→ **Data section**:
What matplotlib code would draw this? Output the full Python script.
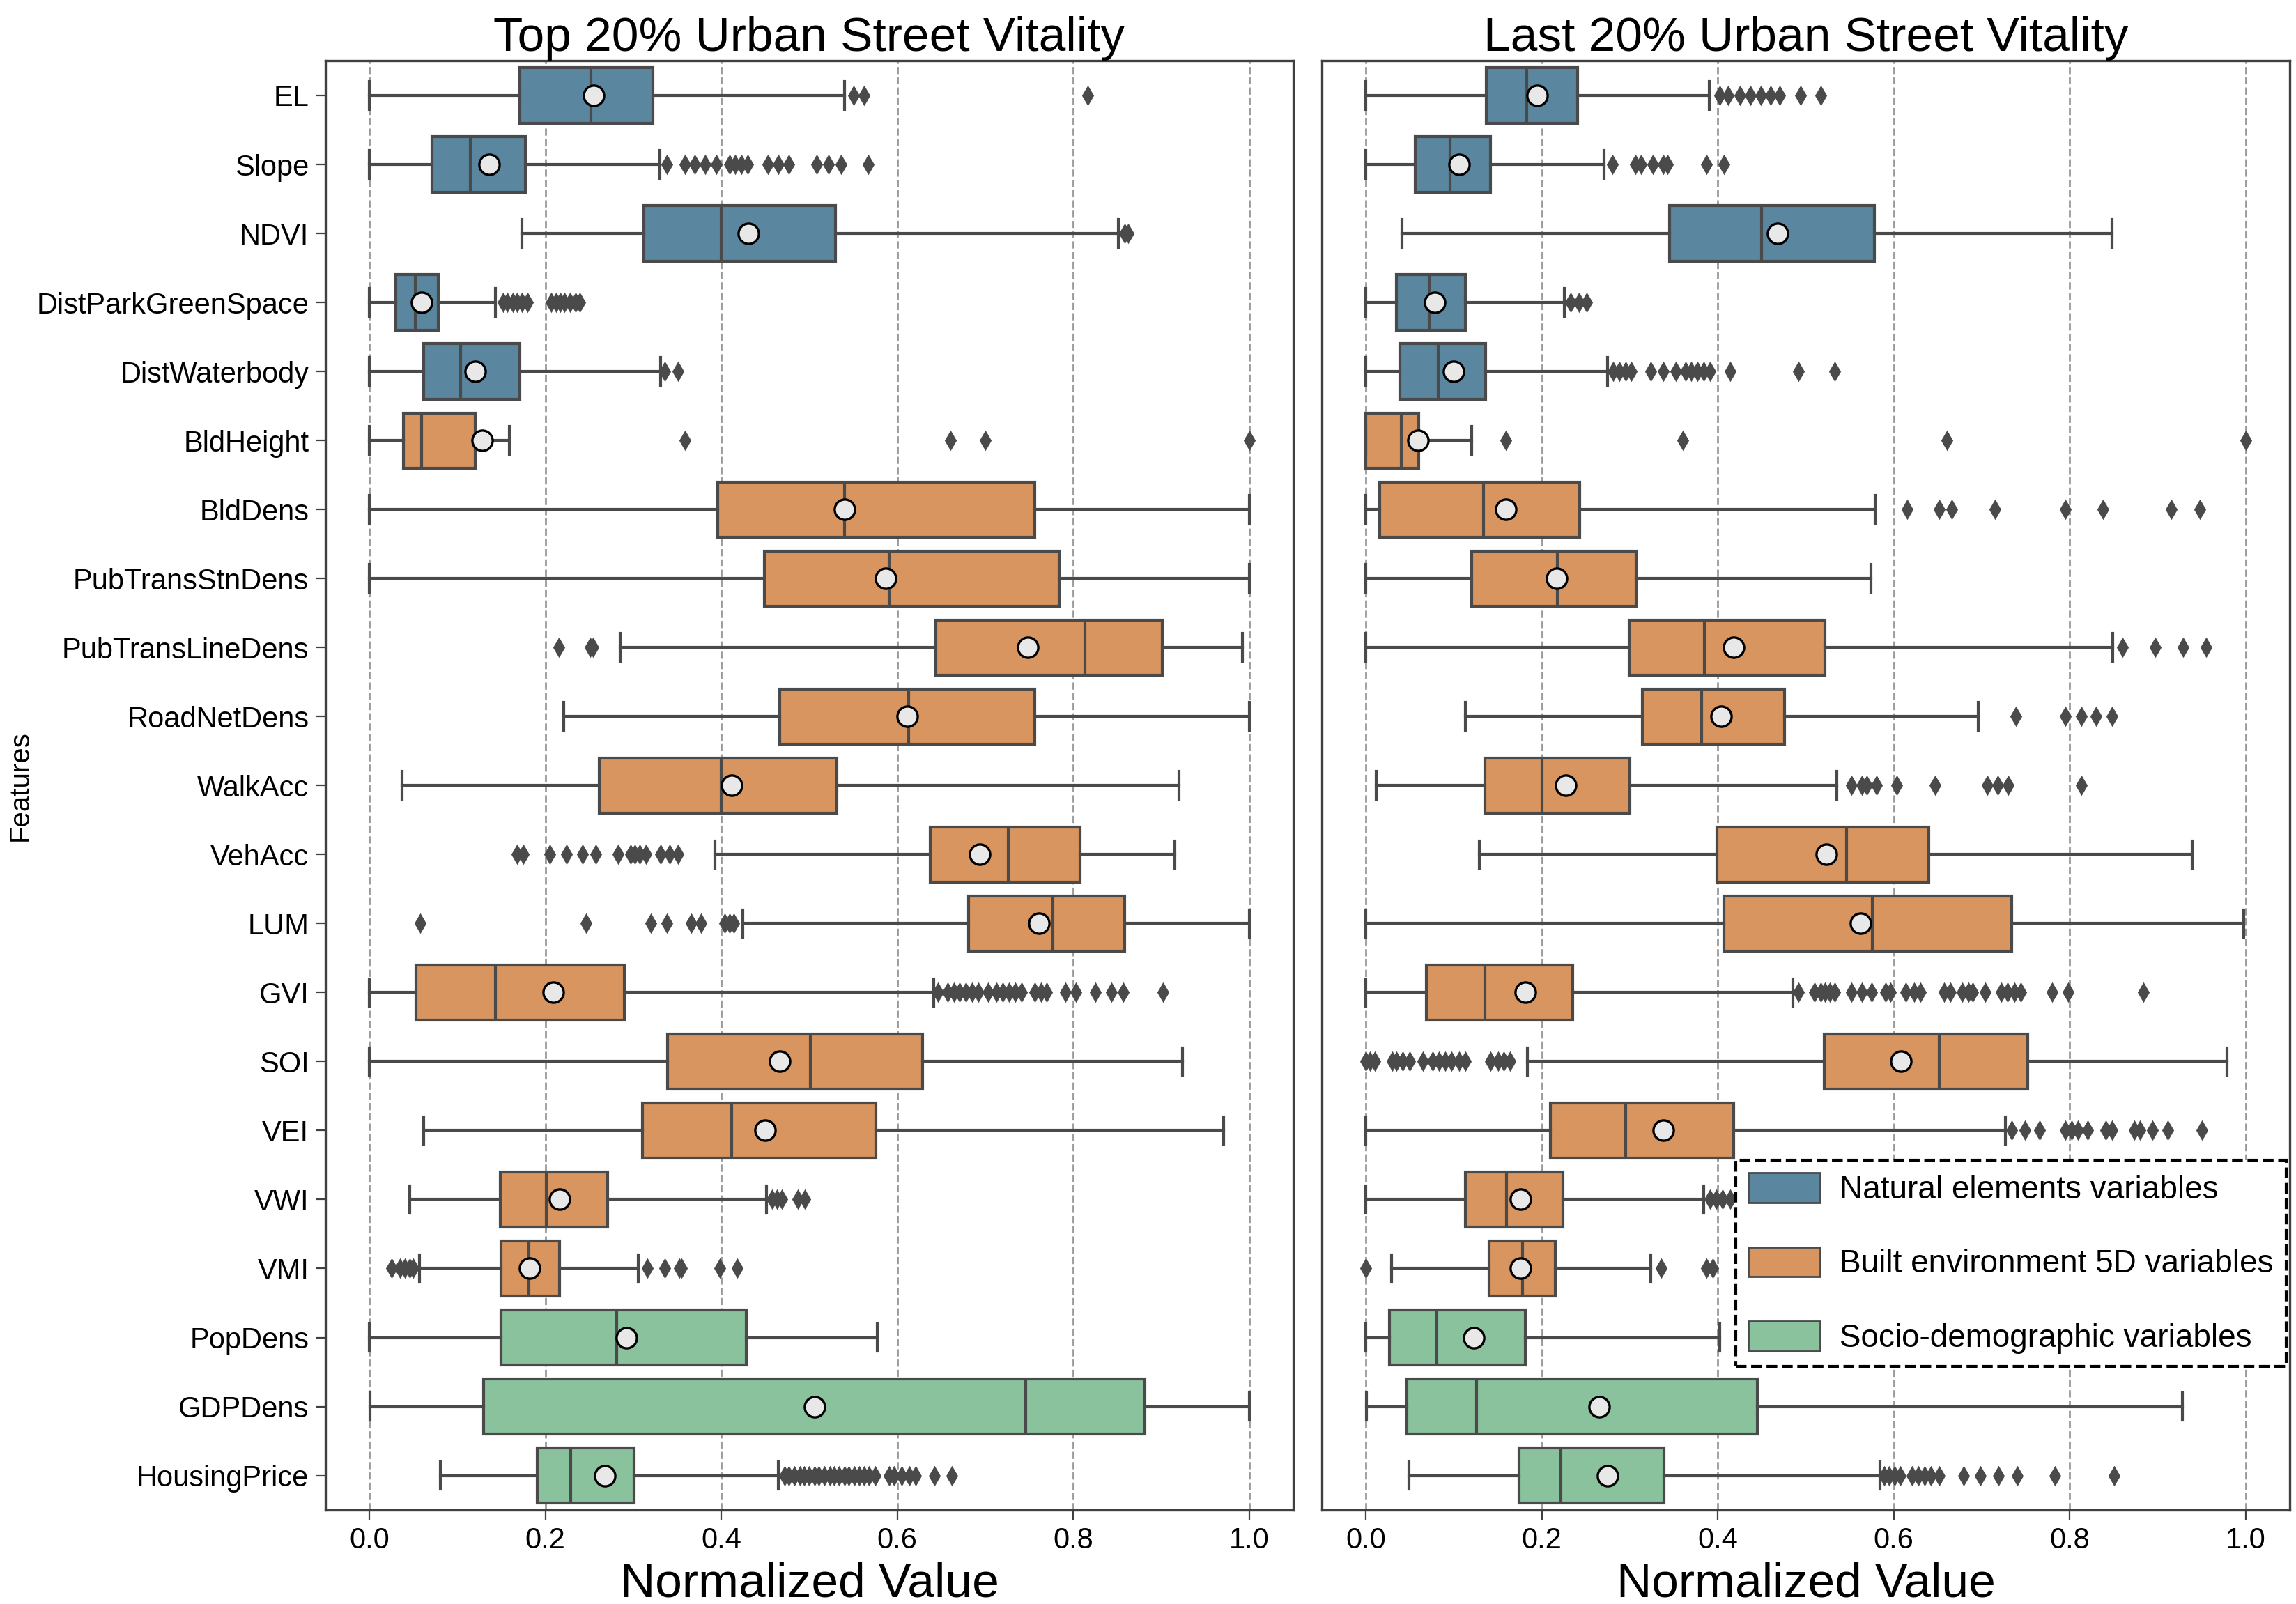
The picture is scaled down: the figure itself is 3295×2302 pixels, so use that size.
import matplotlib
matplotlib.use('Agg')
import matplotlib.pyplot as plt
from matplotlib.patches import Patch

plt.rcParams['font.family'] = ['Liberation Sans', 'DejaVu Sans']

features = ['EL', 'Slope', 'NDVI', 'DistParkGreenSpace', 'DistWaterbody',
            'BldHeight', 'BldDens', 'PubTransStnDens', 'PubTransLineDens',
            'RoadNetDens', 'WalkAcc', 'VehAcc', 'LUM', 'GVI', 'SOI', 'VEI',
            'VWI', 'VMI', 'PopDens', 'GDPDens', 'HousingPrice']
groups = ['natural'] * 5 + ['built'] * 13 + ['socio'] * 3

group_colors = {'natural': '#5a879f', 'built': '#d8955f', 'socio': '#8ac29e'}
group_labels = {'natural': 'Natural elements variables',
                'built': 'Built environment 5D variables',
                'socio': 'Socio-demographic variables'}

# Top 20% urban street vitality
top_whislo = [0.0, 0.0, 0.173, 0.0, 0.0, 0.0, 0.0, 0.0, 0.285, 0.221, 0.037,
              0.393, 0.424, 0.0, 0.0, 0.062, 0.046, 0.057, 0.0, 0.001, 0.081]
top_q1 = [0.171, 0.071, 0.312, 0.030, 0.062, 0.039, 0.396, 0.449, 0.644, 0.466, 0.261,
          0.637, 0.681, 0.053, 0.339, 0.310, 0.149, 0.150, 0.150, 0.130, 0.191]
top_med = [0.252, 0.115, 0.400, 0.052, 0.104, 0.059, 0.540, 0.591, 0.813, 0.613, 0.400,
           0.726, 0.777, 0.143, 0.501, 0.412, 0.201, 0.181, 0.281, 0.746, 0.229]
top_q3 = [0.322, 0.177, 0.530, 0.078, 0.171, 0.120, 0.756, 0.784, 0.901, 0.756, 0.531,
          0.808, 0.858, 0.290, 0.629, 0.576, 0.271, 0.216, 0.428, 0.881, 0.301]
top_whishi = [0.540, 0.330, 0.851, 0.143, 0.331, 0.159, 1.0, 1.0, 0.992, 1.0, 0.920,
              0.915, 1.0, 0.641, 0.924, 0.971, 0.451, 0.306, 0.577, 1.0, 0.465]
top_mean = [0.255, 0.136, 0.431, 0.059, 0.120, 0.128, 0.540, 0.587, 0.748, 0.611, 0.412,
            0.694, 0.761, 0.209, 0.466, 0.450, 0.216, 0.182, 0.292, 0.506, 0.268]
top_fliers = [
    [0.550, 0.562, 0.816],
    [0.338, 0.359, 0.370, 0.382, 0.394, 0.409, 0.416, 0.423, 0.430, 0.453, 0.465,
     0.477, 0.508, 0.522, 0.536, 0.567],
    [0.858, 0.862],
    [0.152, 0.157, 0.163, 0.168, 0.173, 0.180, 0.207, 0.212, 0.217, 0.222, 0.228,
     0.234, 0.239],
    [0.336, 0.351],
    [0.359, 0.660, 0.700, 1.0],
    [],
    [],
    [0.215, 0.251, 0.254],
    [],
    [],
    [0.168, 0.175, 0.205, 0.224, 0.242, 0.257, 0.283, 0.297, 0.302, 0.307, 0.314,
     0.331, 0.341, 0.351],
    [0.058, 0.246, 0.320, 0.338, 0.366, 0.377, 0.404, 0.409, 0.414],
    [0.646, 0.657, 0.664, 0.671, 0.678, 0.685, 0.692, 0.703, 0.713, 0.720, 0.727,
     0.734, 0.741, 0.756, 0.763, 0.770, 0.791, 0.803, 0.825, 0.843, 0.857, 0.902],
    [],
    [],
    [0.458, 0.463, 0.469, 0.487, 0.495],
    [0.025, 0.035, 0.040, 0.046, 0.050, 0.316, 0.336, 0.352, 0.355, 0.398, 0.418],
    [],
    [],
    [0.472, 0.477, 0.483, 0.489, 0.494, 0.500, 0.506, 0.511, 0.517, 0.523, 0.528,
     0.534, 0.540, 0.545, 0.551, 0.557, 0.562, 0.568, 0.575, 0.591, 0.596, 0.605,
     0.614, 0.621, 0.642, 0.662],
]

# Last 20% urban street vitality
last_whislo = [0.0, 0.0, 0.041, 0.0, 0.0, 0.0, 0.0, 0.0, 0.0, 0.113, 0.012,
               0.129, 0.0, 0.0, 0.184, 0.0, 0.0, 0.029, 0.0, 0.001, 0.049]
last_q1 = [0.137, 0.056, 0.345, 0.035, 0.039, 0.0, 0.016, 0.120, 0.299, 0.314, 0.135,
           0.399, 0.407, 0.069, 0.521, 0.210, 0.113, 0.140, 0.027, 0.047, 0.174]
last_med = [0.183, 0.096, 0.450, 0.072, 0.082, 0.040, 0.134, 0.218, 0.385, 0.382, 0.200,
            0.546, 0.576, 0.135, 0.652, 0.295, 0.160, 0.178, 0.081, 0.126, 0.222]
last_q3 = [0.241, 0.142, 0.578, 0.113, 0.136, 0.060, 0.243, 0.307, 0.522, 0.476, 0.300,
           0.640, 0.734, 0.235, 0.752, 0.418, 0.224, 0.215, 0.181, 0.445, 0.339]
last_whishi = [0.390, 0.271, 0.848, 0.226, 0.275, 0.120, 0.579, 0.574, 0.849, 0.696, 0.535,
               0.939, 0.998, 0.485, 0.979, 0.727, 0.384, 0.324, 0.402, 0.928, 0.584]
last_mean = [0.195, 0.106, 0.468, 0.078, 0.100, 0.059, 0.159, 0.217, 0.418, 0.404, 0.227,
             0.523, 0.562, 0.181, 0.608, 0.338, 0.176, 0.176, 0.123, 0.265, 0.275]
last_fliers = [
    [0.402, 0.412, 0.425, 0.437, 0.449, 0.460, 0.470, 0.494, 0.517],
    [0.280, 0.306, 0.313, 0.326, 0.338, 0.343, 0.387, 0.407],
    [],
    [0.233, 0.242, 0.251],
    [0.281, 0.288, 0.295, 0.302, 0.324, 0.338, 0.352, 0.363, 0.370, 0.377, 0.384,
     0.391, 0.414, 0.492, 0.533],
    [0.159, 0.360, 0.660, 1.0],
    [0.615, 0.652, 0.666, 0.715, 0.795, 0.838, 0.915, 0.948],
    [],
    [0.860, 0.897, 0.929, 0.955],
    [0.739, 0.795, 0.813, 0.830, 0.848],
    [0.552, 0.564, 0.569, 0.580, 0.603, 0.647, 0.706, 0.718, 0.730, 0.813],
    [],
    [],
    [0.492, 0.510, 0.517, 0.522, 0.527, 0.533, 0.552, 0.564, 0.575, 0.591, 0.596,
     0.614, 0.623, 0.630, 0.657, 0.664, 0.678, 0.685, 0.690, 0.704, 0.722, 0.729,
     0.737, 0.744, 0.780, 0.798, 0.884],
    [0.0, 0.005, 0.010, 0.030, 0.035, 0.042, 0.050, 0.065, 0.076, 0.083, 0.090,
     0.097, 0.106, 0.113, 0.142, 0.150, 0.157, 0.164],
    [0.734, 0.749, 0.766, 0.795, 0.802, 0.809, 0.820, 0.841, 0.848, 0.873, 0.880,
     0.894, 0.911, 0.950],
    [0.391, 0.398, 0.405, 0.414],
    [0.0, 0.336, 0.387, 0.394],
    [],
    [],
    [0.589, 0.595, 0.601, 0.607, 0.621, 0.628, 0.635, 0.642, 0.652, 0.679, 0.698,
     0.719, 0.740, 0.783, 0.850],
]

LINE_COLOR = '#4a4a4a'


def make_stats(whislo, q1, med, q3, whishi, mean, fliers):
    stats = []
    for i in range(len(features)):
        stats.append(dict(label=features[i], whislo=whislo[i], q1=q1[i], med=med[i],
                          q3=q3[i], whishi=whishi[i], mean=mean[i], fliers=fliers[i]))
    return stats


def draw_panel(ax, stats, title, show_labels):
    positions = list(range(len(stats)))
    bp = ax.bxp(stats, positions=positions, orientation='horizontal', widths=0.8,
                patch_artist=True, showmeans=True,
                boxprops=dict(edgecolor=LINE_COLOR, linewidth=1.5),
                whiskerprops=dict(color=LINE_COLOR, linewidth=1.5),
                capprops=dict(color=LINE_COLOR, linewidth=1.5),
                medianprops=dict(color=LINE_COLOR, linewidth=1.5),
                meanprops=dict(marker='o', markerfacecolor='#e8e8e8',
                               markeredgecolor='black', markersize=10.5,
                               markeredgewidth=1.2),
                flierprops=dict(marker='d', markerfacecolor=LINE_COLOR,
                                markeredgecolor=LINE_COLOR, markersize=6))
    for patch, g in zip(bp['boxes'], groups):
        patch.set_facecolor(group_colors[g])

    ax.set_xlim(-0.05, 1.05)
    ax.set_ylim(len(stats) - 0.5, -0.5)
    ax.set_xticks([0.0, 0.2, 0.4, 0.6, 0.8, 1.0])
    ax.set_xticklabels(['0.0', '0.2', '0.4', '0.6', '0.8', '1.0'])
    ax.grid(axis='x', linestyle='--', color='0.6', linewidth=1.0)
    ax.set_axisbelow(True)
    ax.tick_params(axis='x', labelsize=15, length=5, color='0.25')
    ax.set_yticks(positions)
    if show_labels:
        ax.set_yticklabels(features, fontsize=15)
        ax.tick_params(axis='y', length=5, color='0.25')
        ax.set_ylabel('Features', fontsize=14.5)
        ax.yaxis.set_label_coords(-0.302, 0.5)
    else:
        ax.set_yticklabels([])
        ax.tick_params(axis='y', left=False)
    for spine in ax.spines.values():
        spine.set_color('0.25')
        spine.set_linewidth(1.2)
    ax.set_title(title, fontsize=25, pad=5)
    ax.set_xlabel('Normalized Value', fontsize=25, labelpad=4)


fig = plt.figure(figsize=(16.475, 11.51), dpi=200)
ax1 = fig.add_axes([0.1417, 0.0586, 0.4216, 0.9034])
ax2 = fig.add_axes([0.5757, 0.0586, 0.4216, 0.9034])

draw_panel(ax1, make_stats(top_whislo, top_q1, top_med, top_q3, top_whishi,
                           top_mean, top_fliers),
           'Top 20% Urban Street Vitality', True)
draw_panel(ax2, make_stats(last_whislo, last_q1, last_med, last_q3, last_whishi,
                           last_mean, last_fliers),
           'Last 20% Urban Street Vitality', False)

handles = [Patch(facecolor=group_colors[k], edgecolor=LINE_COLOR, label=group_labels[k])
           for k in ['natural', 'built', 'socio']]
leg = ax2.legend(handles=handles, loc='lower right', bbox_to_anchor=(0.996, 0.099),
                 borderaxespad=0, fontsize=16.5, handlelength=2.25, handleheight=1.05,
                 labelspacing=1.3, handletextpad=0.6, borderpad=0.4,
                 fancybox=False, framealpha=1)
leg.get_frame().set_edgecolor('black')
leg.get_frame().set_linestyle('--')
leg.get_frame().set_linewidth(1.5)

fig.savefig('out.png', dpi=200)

→ **Directions for this task**: Indicate how many lines of the material contain the string "figure", giving the number and nothing more.

→ **Solution to the exercise**: 2